Haftar’s armies have since stalled outside of Tripoli and have subjected the capital to an intense siege which has displaced some 50,000 people. It was this progress which has prompted Turkey to become more deeply involved in the conflict. There are numerous reasons for Turkey’s backing of the Libyan state against Haftar but the main one is primarily one of hegemony over the Mediterranean's energy resources. Erdogan’s Turkey has ambitions for taking a dominant role over the energy sources which exist beneath the ocean floor in the Eastern Mediterranean and North Africa. Thus far, they have met resistance from Cyprus and the Israelis but have been able to sign an agreement to access Libyan gas with the Tripoli government. If Haftar wins, however, Turkey could be met with a united front of states across the region determined to lock them out.

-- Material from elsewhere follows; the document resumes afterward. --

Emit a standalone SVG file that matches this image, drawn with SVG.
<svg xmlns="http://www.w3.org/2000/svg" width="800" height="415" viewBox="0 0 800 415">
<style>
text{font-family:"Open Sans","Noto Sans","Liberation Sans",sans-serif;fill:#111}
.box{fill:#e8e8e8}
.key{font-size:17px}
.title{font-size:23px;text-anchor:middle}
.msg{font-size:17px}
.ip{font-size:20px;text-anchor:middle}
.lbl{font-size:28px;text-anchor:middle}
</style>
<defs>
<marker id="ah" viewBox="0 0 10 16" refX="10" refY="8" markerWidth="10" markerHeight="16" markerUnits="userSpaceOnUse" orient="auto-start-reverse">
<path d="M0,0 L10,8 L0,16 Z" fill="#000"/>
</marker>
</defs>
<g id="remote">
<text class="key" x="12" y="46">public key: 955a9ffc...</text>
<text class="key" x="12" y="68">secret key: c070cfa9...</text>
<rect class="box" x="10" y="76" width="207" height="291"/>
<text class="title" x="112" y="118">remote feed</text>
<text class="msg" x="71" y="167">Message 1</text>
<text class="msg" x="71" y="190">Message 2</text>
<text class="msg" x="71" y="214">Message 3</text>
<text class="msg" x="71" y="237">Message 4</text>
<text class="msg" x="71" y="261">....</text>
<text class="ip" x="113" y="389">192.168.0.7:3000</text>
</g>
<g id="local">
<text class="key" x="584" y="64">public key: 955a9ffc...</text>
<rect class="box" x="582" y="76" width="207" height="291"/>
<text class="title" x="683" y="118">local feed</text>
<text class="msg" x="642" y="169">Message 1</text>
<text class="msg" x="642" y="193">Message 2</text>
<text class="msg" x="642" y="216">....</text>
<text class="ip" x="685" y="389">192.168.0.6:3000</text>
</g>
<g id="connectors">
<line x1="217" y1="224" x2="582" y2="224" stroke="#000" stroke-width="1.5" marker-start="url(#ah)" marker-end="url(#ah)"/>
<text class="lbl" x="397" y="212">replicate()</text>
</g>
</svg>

This is just one example of how international players are being dragged into the ongoing Libyan conflict. Egypt has repeatedly been threatened by Jihadist groups that have gained a foothold in the country and have been forced in engage in numerous bombing runs against these militant groups.
Countries such as Burkina Faso, Mali and the northern region of Nigeria have become flush with weaponry (Qaddafi owned billions of dollars of weapons sold to him by the West), and since the collapse of the ISIS caliphate in the Middle East, are the global hot-spot for extremists to coalesce.

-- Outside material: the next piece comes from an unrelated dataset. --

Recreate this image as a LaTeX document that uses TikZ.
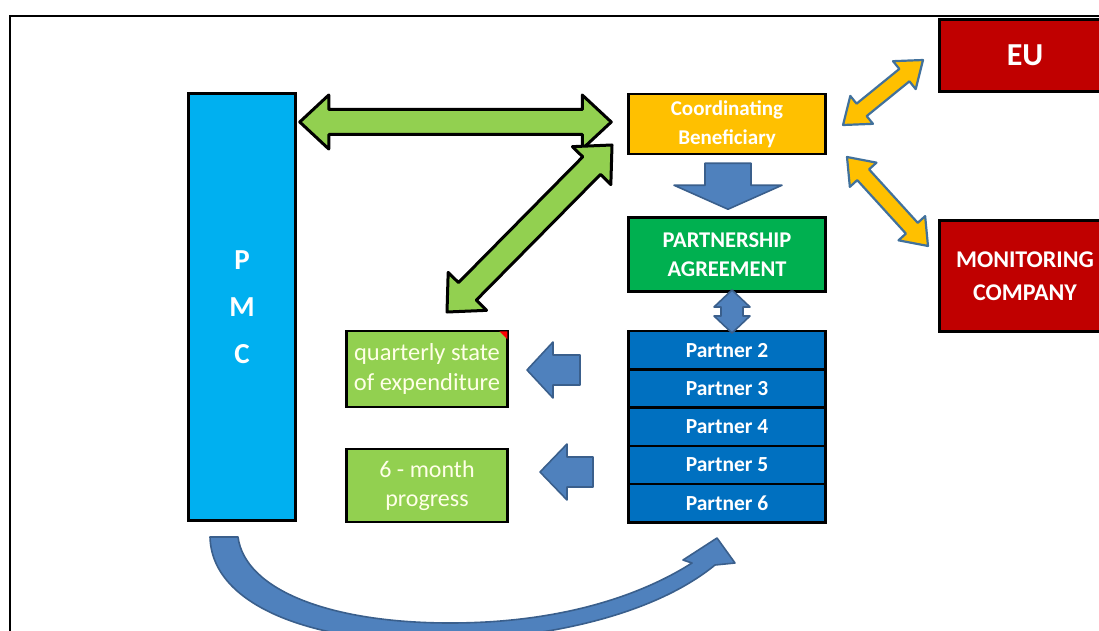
\documentclass[tikz,border=0pt]{standalone}
\usepackage{fontspec}
\setmainfont{Carlito}
\usetikzlibrary{calc}

\definecolor{pmcblue}{HTML}{00B0F0}
\definecolor{cbyellow}{HTML}{FFC000}
\definecolor{pagreen}{HTML}{00B050}
\definecolor{partblue}{HTML}{0070C0}
\definecolor{lightgreen}{HTML}{92D050}
\definecolor{darkred}{HTML}{C00000}
\definecolor{shapeblue}{HTML}{4F81BD}
\definecolor{shapeedge}{HTML}{3A5F8C}
\definecolor{yellowedge}{HTML}{41719C}
\definecolor{creamtext}{HTML}{FFFFE8}

% double-headed block arrow between two points:
% #1 style, #2 first end, #3 second end, #4 head length, #5 head half-width, #6 shaft half-width
\newcommand\dblblock[6]{%
  \draw[#1] let \p1=#2, \p2=#3,
      \n1={atan2(\y2-\y1,\x2-\x1)}, \n2={veclen(\x2-\x1,\y2-\y1)} in
    {[shift={(\p1)}, rotate=\n1]
     (0,0) -- (#4,#5) -- (#4,#6) -- (\n2-#4,#6) -- (\n2-#4,#5) -- (\n2,0)
     -- (\n2-#4,-#5) -- (\n2-#4,-#6) -- (#4,-#6) -- (#4,-#5) -- cycle};}
% single block arrow from tail #2 to tip #3
\newcommand\sglblock[6]{%
  \draw[#1] let \p1=#2, \p2=#3,
      \n1={atan2(\y2-\y1,\x2-\x1)}, \n2={veclen(\x2-\x1,\y2-\y1)} in
    {[shift={(\p1)}, rotate=\n1]
     (0,#6) -- (\n2-#4,#6) -- (\n2-#4,#5) -- (\n2,0) -- (\n2-#4,-#5)
     -- (\n2-#4,-#6) -- (0,-#6) -- cycle};}

\tikzset{
  box/.style={draw=black, line width=2.5pt, inner sep=0pt, align=center,
              text=white, minimum width=#1},
  box/.default=197pt,
  greenarrow/.style={fill=lightgreen, draw=black, line width=3pt, line join=round},
  yellowarrow/.style={fill=cbyellow, draw=yellowedge, line width=2.2pt, line join=round},
  bluearrow/.style={fill=shapeblue, draw=shapeedge, line width=1.6pt, line join=round},
  partrow/.style={box, fill=partblue, minimum height=38.3pt, outer sep=0pt,
                  font=\fontsize{21.5}{24}\selectfont\bfseries},
}

\begin{document}
\begin{tikzpicture}[x=1pt, y=-1pt]
\useasboundingbox (0,0) rectangle (1099,631);
\clip (0,0) rectangle (1099,631);

% frame
\draw[line width=2pt] (10,640) -- (10,16) -- (1110,16);

% boxes
\node[box=107pt, fill=pmcblue, minimum height=427pt,
      font=\fontsize{29}{47}\selectfont\bfseries] (pmc) at (242,307) {P\\M\\C};
\node[box, fill=cbyellow, minimum height=60pt,
      font=\fontsize{21}{29}\selectfont\bfseries] (cb) at (727,124) {Coordinating\\Beneficiary};
\node[box, fill=pagreen, minimum height=74pt,
      font=\fontsize{22.5}{29}\selectfont\bfseries] (pa) at (727,254.5) {PARTNERSHIP\\AGREEMENT};
\node[partrow, anchor=north] (p2) at (727,331) {Partner 2};
\node[partrow, anchor=north] (p3) at (p2.south) {Partner 3};
\node[partrow, anchor=north] (p4) at (p3.south) {Partner 4};
\node[partrow, anchor=north] (p5) at (p4.south) {Partner 5};
\node[partrow, anchor=north] (p6) at (p5.south) {Partner 6};
\node[box=161pt, fill=lightgreen, minimum height=76pt, text=creamtext, text depth=4pt,
      font=\fontsize{24.5}{30}\selectfont] (qse) at (427,369) {quarterly state\\of expenditure};
\node[box=161pt, fill=lightgreen, minimum height=73pt, text=creamtext,
      font=\fontsize{24}{29}\selectfont] (smp) at (427,485.5) {6 - month\\progress};
\node[box=171pt, fill=darkred, minimum height=72pt,
      font=\fontsize{32}{36}\selectfont\bfseries] (eu) at (1025,55.5) {EU};
\node[box=171pt, fill=darkred, minimum height=111pt,
      font=\fontsize{24}{33}\selectfont\bfseries] (mc) at (1025,276) {MONITORING\\COMPANY};

% comment marker in the corner of the expenditure box
\fill[red] ($(qse.north east)+(-1.5,1.5)$) -- ++(-8,0) -- ++(8,8) -- cycle;

% arrow end points
\coordinate (hA) at ($(pmc.east |- 0,122)+(3,0)$);
\coordinate (hB) at ($(cb.west |- 0,122)+(-16,0)$);
\coordinate (dA) at (447,312);
\coordinate (dB) at (612,145);
\coordinate (euA) at (843,125);
\coordinate (euB) at (923,60);
\coordinate (mcA) at (847,157);
\coordinate (mcB) at (928,246);
\coordinate (downA) at ($(cb.south)+(1,8)$);
\coordinate (downB) at ($(pa.north)+(1,-7)$);
\coordinate (vA) at (732,290);
\coordinate (vB) at (732,333);
\coordinate (q1A) at (580,370);
\coordinate (q1B) at (527,370);
\coordinate (q2A) at (593,472);
\coordinate (q2B) at (540,472);

% green double arrows between PMC, coordinating beneficiary and reports
\dblblock{greenarrow}{(hA)}{(hB)}{29}{27}{12.5}
\dblblock{greenarrow}{(dA)}{(dB)}{29}{27}{12.5}

% yellow double arrows to EU and monitoring company
\dblblock{yellowarrow}{(euA)}{(euB)}{24}{18}{8}
\dblblock{yellowarrow}{(mcA)}{(mcB)}{24}{18}{8}

% blue block arrows
\sglblock{bluearrow}{(downA)}{(downB)}{24}{54}{23}
\dblblock{bluearrow}{(vA)}{(vB)}{17}{18}{11}
\sglblock{bluearrow}{(q1A)}{(q1B)}{26}{28}{15}
\sglblock{bluearrow}{(q2A)}{(q2B)}{27}{28}{15}

% curved arrow from PMC round to the partners
\coordinate (cTip) at (717,538);
\filldraw[bluearrow]
  (210,537) .. controls (212,612) and (330,646) .. (450,641)
  .. controls (575,636) and (665,606) .. (715,565)
  -- (735,563) -- (cTip) -- (683,560) -- (692,563)
  .. controls (640,596) and (560,623) .. (450,623)
  .. controls (330,623) and (245,590) .. (238,537) -- cycle;
\end{tikzpicture}
\end{document}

On the international stage, Qaddafi’s killing is said to have had a psychological effect on the numerous strongmen whom the West has dealings with. The fact that Qaddafi has previously been attempting a nuclear arsenal then surrendered these efforts has not been lost on the leaders of the supreme leaders of Iran and North Korea.
This complex web demonstrates the way that Libya has had a slow and pernicious effect on world stability. When the violence of the Syrian conflict was in full swing, the world would ignore Libya, however as that conflict winds down, Libya now looks set to play a more prominent role in the concerns of world powers. Going into the new decade, prepare to see Libya dominate the global news headlines once again.